For the time being, my only intention is to swap huff0 with FSE, and look at the results.

And the results are positive.
Here are some benchmark numbers, on a Core i5-3340M @2.7GHz, Windows  Seven 64 bits, using single-thread, fast algorithm

Filename Compressor   Ratio Decoding speed
silesia  zhuff v0.8   2.783    275 MB/s
silesia  zhuff v0.9   2.805    311 MB/s

enwik8   zhuff v0.8   2.440    200 MB/s
enwik8   zhuff v0.9   2.460    230 MB/s

calgary  zhuff v0.8   2.672    220 MB/s
calgary  zhuff v0.9   2.693    250 MB/s

(Note : I've not mentioned improvements in compression speed, they are measurable but unrelated to FSE, so out of this report)

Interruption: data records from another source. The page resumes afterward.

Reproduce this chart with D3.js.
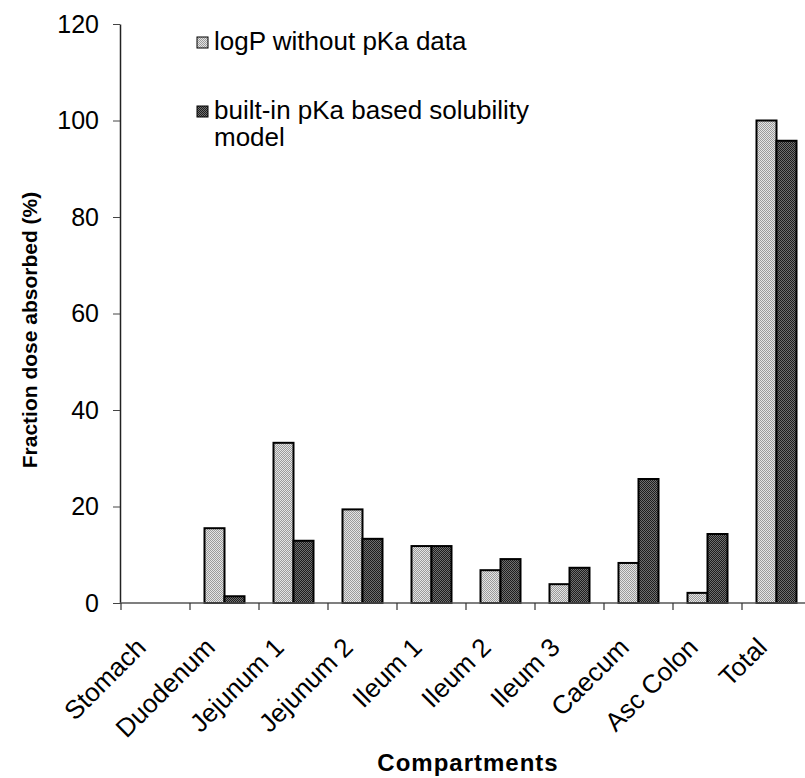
<!DOCTYPE html>
<html>
<head>
<meta charset="utf-8">
<script src="https://cdn.jsdelivr.net/npm/d3@7/dist/d3.min.js"></script>
<style>
  html, body { margin: 0; padding: 0; background: #fff; }
  svg { display: block; font-family: Arial, "Liberation Sans", sans-serif; }
</style>
</head>
<body>
<svg id="chart" width="805" height="778"></svg>
<script>
// Fraction of dose absorbed per GI compartment, two solubility approaches
const categories = ["Stomach", "Duodenum", "Jejunum 1", "Jejunum 2", "Ileum 1",
                    "Ileum 2", "Ileum 3", "Caecum", "Asc Colon", "Total"];
const seriesNames = ["logP without pKa data", "built-in pKa based solubility model"];
const logPValues = [0, 15.5, 33.2, 19.4, 11.8, 6.8, 3.9, 8.3, 2.1, 100];
const pKaValues  = [0, 1.4, 12.9, 13.3, 11.8, 9.1, 7.3, 25.7, 14.3, 95.8];
const yTicks = [0, 20, 40, 60, 80, 100, 120];

const svg = d3.select("#chart");

const x = d3.scaleBand().domain(categories).range([121, 811]).padding(0);
const xs = d3.scaleBand().domain(seriesNames).range([0, x.bandwidth()])
  .paddingInner(0).paddingOuter(0.725);
const y = d3.scaleLinear().domain([0, 120]).range([603, 24]);

// stippled fills
const defs = svg.append("defs");
function stipple(id, a, b) {
  const p = defs.append("pattern").attr("id", id)
    .attr("width", 2).attr("height", 2).attr("patternUnits", "userSpaceOnUse");
  p.append("rect").attr("width", 2).attr("height", 2).attr("fill", a);
  p.append("rect").attr("width", 1).attr("height", 1).attr("fill", b);
  p.append("rect").attr("x", 1).attr("y", 1).attr("width", 1).attr("height", 1).attr("fill", b);
}
stipple("fillLight", "#e4e4e4", "#9a9a9a");
stipple("fillDark", "#707070", "#1e1e1e");
const fills = ["url(#fillLight)", "url(#fillDark)"];

const rows = categories.map((c, i) => ({ c, vals: [logPValues[i], pKaValues[i]] }));

// bars
const groups = svg.append("g").selectAll("g").data(rows).join("g")
  .attr("transform", d => `translate(${x(d.c)},0)`);
groups.selectAll("rect")
  .data(d => d.vals.map((v, k) => ({ v, k })).filter(e => e.v > 0))
  .join("rect")
  .attr("x", e => xs(seriesNames[e.k]))
  .attr("width", xs.bandwidth())
  .attr("y", e => y(e.v))
  .attr("height", e => y(0) - y(e.v))
  .attr("fill", e => fills[e.k])
  .attr("stroke", "#000")
  .attr("stroke-width", 2);

// y axis
const yAxis = svg.append("g").attr("transform", "translate(120,0)")
  .call(d3.axisLeft(y).tickValues(yTicks).tickSize(7).tickSizeOuter(0).tickPadding(14));
yAxis.select(".domain").attr("stroke", "#222").attr("stroke-width", 1.5);
yAxis.selectAll(".tick line").attr("stroke", "#444");
yAxis.selectAll(".tick text").attr("font-size", 25).attr("font-family", "Arial, 'Liberation Sans', sans-serif")
  .attr("fill", "#000");

// x axis: baseline with ticks at category boundaries
const xAxis = svg.append("g").attr("transform", `translate(0,${y(0)})`);
xAxis.append("line").attr("x1", 120).attr("x2", 811).attr("stroke", "#555").attr("stroke-width", 1.5);
const bounds = categories.map(c => x(c));
xAxis.selectAll("line.tk").data(bounds).join("line").attr("class", "tk")
  .attr("x1", d => d).attr("x2", d => d).attr("y1", 0).attr("y2", 7)
  .attr("stroke", "#333").attr("stroke-width", 1.2);
svg.append("g").selectAll("text").data(categories).join("text")
  .attr("transform", c => `translate(${x(c) + x.bandwidth() / 2 - 8},649) rotate(-45)`)
  .attr("text-anchor", "end")
  .attr("font-size", 26)
  .text(c => c);

// axis titles
svg.append("text")
  .attr("transform", "translate(37,330) rotate(-90)")
  .attr("text-anchor", "middle")
  .attr("font-size", 21).attr("font-weight", "bold")
  .text("Fraction dose absorbed (%)");
svg.append("text")
  .attr("x", 468).attr("y", 771)
  .attr("text-anchor", "middle")
  .attr("font-size", 24).attr("font-weight", "bold")
  .attr("letter-spacing", 1)
  .text("Compartments");

// legend
const legendLines = [
  { k: 0, lines: ["logP without pKa data"], y: 50 },
  { k: 1, lines: ["built-in pKa based solubility", "model"], y: 119 }
];
const lg = svg.append("g");
legendLines.forEach(item => {
  lg.append("rect").attr("x", 197).attr("y", item.y - 13).attr("width", 11).attr("height", 11)
    .attr("fill", fills[item.k]).attr("stroke", "#000").attr("stroke-width", 1);
  item.lines.forEach((t, j) => {
    lg.append("text").attr("x", 214).attr("y", item.y + j * 27)
      .attr("font-size", 26).text(t);
  });
});
</script>
</body>
</html>
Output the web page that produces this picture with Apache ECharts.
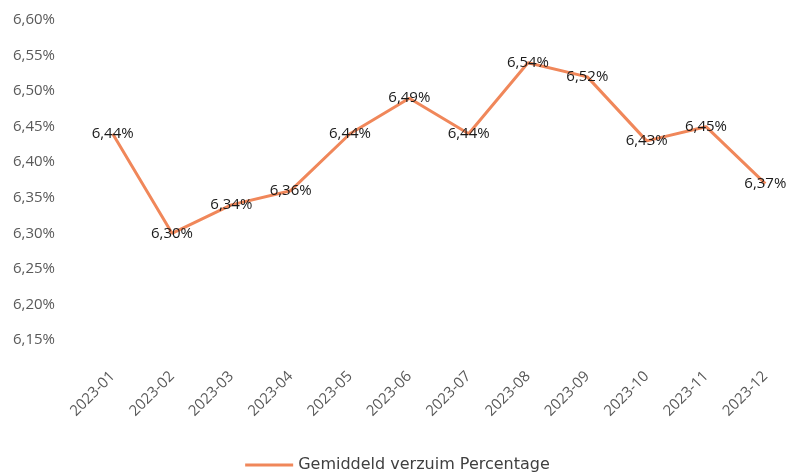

So, in a nutshell, we have a moderate (>10%) increase of decoding speed, and a small improvement to compression ratio. Nothing earth-shattering, but still worthy to grab.
The situation would have been even better for FSE if higher probabilities had to be compressed, but Zhuff is a simple fast LZ algorithm, so it doesn't exactly qualify as generating "high probabilities".

The purpose of this demo was just to show that FSE can easily replace and improve results compared to Huffman. As a side-effect, it makes Zhuff an interesting playground to test future FSE improvements.

With this part now settled, the next articles shall describe FSE principles, especially how and why it works.